# GOAL:
Search the material for "code" and show all lines that contain it.

# INPUT ROWS:
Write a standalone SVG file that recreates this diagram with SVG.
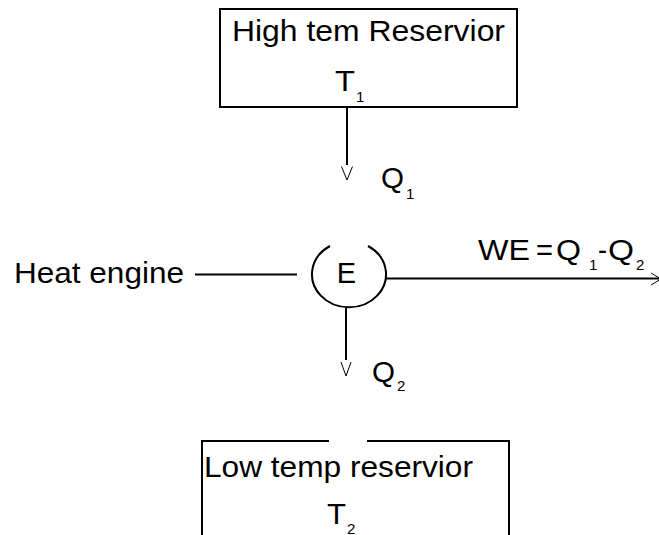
<svg xmlns="http://www.w3.org/2000/svg" width="659" height="535" viewBox="0 0 659 535">
<style>
text{font-family:"Liberation Sans",Arial,sans-serif;fill:#000}
.lb{font-size:30px}
.sb{font-size:15px}
.box{fill:none;stroke:#000;stroke-width:2}
.ln{fill:none;stroke:#000;stroke-width:2}
.ah{fill:none;stroke:#000;stroke-width:1}
</style>
<rect width="659" height="535" fill="#fff"/>
<g id="high-reservoir">
<rect class="box" x="220" y="9" width="297" height="98"/>
<text class="lb" x="232" y="41" textLength="273" lengthAdjust="spacingAndGlyphs">High tem Reservior</text>
<text class="lb" x="335" y="91" textLength="20" lengthAdjust="spacingAndGlyphs">T</text>
<text class="sb" x="356" y="102">1</text>
</g>
<g id="engine">
<path class="ln" d="M330,246 A37,33 0 1 0 368,246"/>
<text x="346.5" y="283" font-size="29" text-anchor="middle">E</text>
</g>
<g id="heat-engine-label">
<text class="lb" x="14" y="283" textLength="170" lengthAdjust="spacingAndGlyphs">Heat engine</text>
</g>
<g id="low-reservoir">
<path class="box" d="M202,535 V441 H329 M367,441 H509 V535"/>
<text class="lb" x="204" y="477" textLength="269" lengthAdjust="spacingAndGlyphs">Low temp reservior</text>
<text class="lb" x="327" y="524" textLength="19" lengthAdjust="spacingAndGlyphs">T</text>
<text class="sb" x="347" y="534">2</text>
</g>
<g id="connectors">
<line class="ln" x1="347" y1="107" x2="347" y2="165"/>
<path class="ah" d="M341.5,166.5 L347,180 L352.5,166.5"/>
<line class="ln" x1="195" y1="274.5" x2="297" y2="274.5"/>
<line class="ln" x1="385" y1="278.5" x2="659" y2="278.5"/>
<path class="ah" d="M651,273 L661,279 L651,285"/>
<line class="ln" x1="346" y1="308" x2="346" y2="360"/>
<path class="ah" d="M341,362 L346,376 L351,362"/>
</g>
<g id="labels">
<text class="lb" x="381" y="188" textLength="23" lengthAdjust="spacingAndGlyphs">Q</text>
<text class="sb" x="406" y="199">1</text>
<text class="lb" x="372" y="382" textLength="23" lengthAdjust="spacingAndGlyphs">Q</text>
<text class="sb" x="397" y="391">2</text>
<text class="lb" x="478" y="260" textLength="52" lengthAdjust="spacingAndGlyphs">WE</text>
<text class="lb" x="536" y="260" textLength="17" lengthAdjust="spacingAndGlyphs">=</text>
<text class="lb" x="556" y="260" textLength="25" lengthAdjust="spacingAndGlyphs">Q</text>
<text class="sb" x="589" y="270">1</text>
<text class="lb" x="598" y="260" textLength="9" lengthAdjust="spacingAndGlyphs">-</text>
<text class="lb" x="608" y="260" textLength="26" lengthAdjust="spacingAndGlyphs">Q</text>
<text class="sb" x="636" y="270">2</text>
</g>
</svg>
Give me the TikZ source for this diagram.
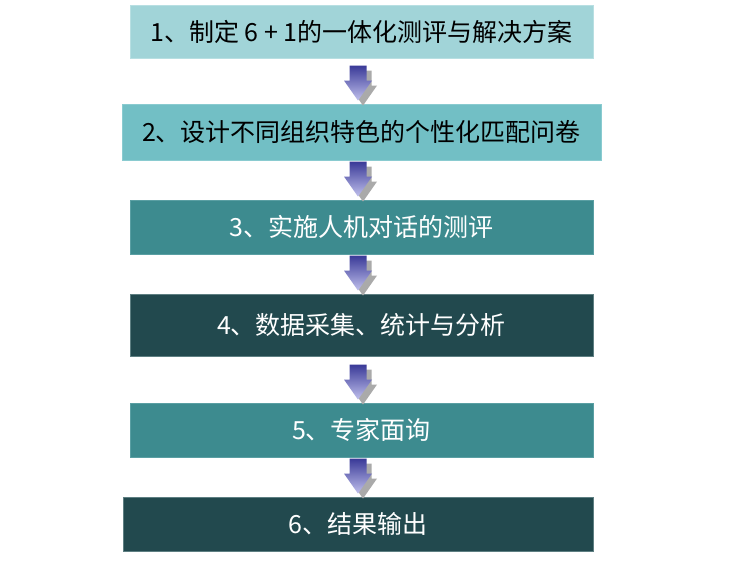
\documentclass[tikz,border=0pt]{standalone}
\usepackage{fontspec}
\setmainfont{Noto Sans CJK SC}
\usetikzlibrary{calc}
\definecolor{cA}{HTML}{A1D4D8}
\definecolor{cB}{HTML}{72BFC5}
\definecolor{cC}{HTML}{3D8B8F}
\definecolor{cD}{HTML}{22494E}
\definecolor{edgeA}{HTML}{B8DFE2}
\definecolor{edgeB}{HTML}{8ACBD0}
\definecolor{edgeC}{HTML}{5A9FA3}
\definecolor{edgeD}{HTML}{5E7F82}
\definecolor{arrTop}{RGB}{58,58,152}
\definecolor{arrBot}{RGB}{192,192,236}
\definecolor{shadowc}{RGB}{170,170,170}
\tikzset{
  stepbox/.style={rectangle, inner sep=0pt, line width=0.8pt,
    font=\fontsize{25}{29}\selectfont},
  pics/downarrow/.style={code={
    \fill[shadowc] (-3.5,5) -- (13.5,5) -- (13.5,20) -- (19,20) -- (5,40) -- (-9,20) -- (-3.5,20) -- cycle;
    \path[top color=arrTop, bottom color=arrBot, shading angle=0]
      (-8.5,0) -- (8.5,0) -- (8.5,15) -- (14,15) -- (0,35) -- (-14,15) -- (-8.5,15) -- cycle;
  }}
}
\begin{document}
\begin{tikzpicture}[x=1pt,y=-1pt]
\useasboundingbox (0,0) rectangle (740,570);
\fill[white] (0,0) rectangle (740,570);
\node[stepbox, fill=cA, draw=edgeA, minimum width=463pt, minimum height=53pt, text=black] (b1) at (361.5,31.5) {1、制定 6 + 1的一体化测评与解决方案};
\node[stepbox, fill=cB, draw=edgeB, minimum width=479pt, minimum height=56pt, text=black] (b2) at (361.5,132) {2、设计不同组织特色的个性化匹配问卷};
\node[stepbox, fill=cC, draw=edgeC, minimum width=463pt, minimum height=54pt, text=white] (b3) at (361.5,227) {3、实施人机对话的测评};
\node[stepbox, fill=cD, draw=edgeD, minimum width=463pt, minimum height=62pt, text=white] (b4) at (361.5,325) {4、数据采集、统计与分析};
\node[stepbox, fill=cC, draw=edgeC, minimum width=463pt, minimum height=54pt, text=white] (b5) at (361.5,430) {5、专家面询};
\node[stepbox, fill=cD, draw=edgeD, minimum width=470pt, minimum height=54pt, text=white] (b6) at (358,524) {6、结果输出};
\coordinate (a1) at ($(358,0)+(0,0|-b2.north)+(0,-38)$);
\coordinate (a2) at ($(358,0)+(0,0|-b3.north)+(0,-38)$);
\coordinate (a3) at ($(358,0)+(0,0|-b4.north)+(0,-38)$);
\coordinate (a4) at ($(358,0)+(0,0|-b5.north)+(0,-38)$);
\coordinate (a5) at ($(358,0)+(0,0|-b6.north)+(0,-38)$);
\foreach \c in {a1,a2,a3,a4,a5} { \pic at (\c) {downarrow}; }
\end{tikzpicture}
\end{document}
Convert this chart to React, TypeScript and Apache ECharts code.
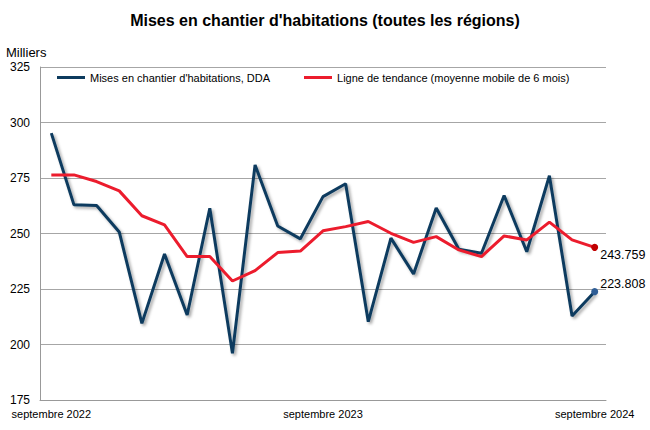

# COMPLETE RESPONSE:
  pics/downarrow/.style={code={
Convert this chart to React, TypeScript and Apache ECharts code.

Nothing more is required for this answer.